Kolkata-based private lender Bandhan Bank made a stellar debut on bourses yesterday. The scrip of the company, which recently concluded its IPO subscription offer, got listed at Rs 499, a 33% premium to its issue price of Rs 375 and ended the day up 27% from its issue price.

To give you a bit of the bank's history, its parent company, Bandhan Financial Services (BFSL) was a NGO providing microfinance to economically disadvantaged women in rural West Bengal.

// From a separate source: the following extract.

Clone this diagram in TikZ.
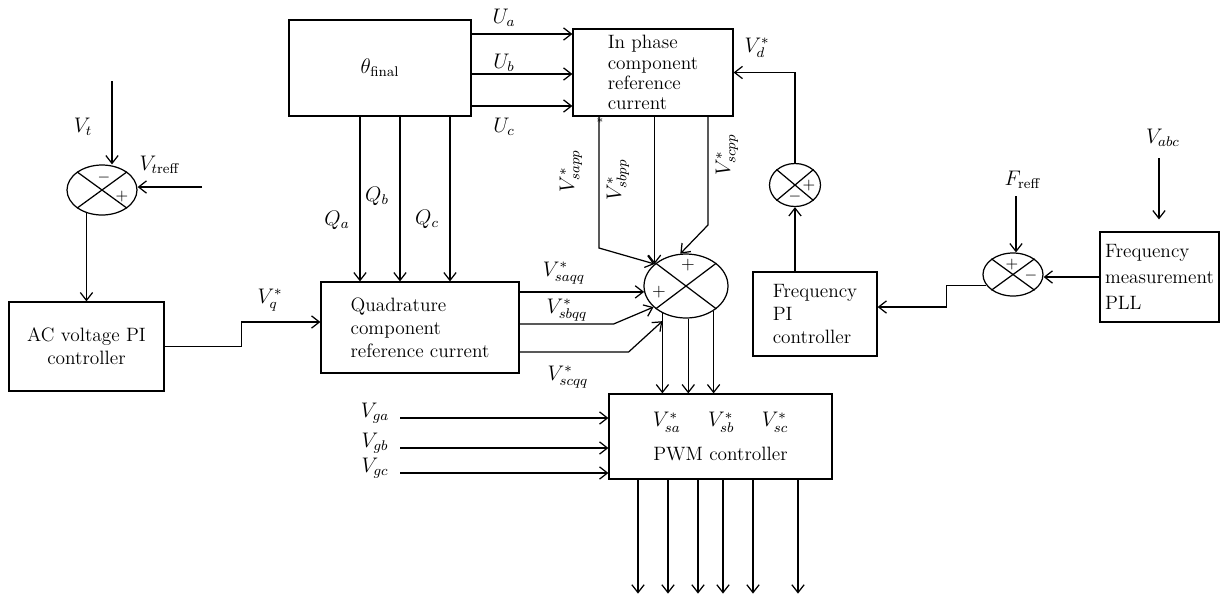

It started the microfinance business in 2006. On August 23, 2015, when BFSL, transferred its entire microfinance business to Bandhan Bank, it was India's largest microfinance company by number of customers and size of loan portfolio.

Bandhan Bank and IDFC Bank were the only two entities to get the RBI's banking licenses in 2014.

To know more about the company, you can read our IPO analysis of Bandhan Bank (subscription required).

Moving on, the Rs 40.2 billion initial public offering (IPO) of ICICI Securities could only manage 78% subscription on the last day of the issue on Monday.

However, including anchor allotment, the issue received a total of 87.9% subscription.

In a statement, the company has successfully closed its proposed offer for sale (OFS) and has raised around Rs 35 billion. Out of this, around Rs 17.17 billion was raised from anchor investors.

The company's announcement meant it lowered the issue size to sail through. This is third subsidiary firm from the ICICI group to hit the market in past two years. The QIB portion was fully subscribed, but the quota for retail investors (88%) and non-institutional investors (33%) remained undersubscribed.

Overall, this was the fourth issue of the ICICI Group after ICICI BankICICI Prudential Life and ICICI Lombard General Insurance.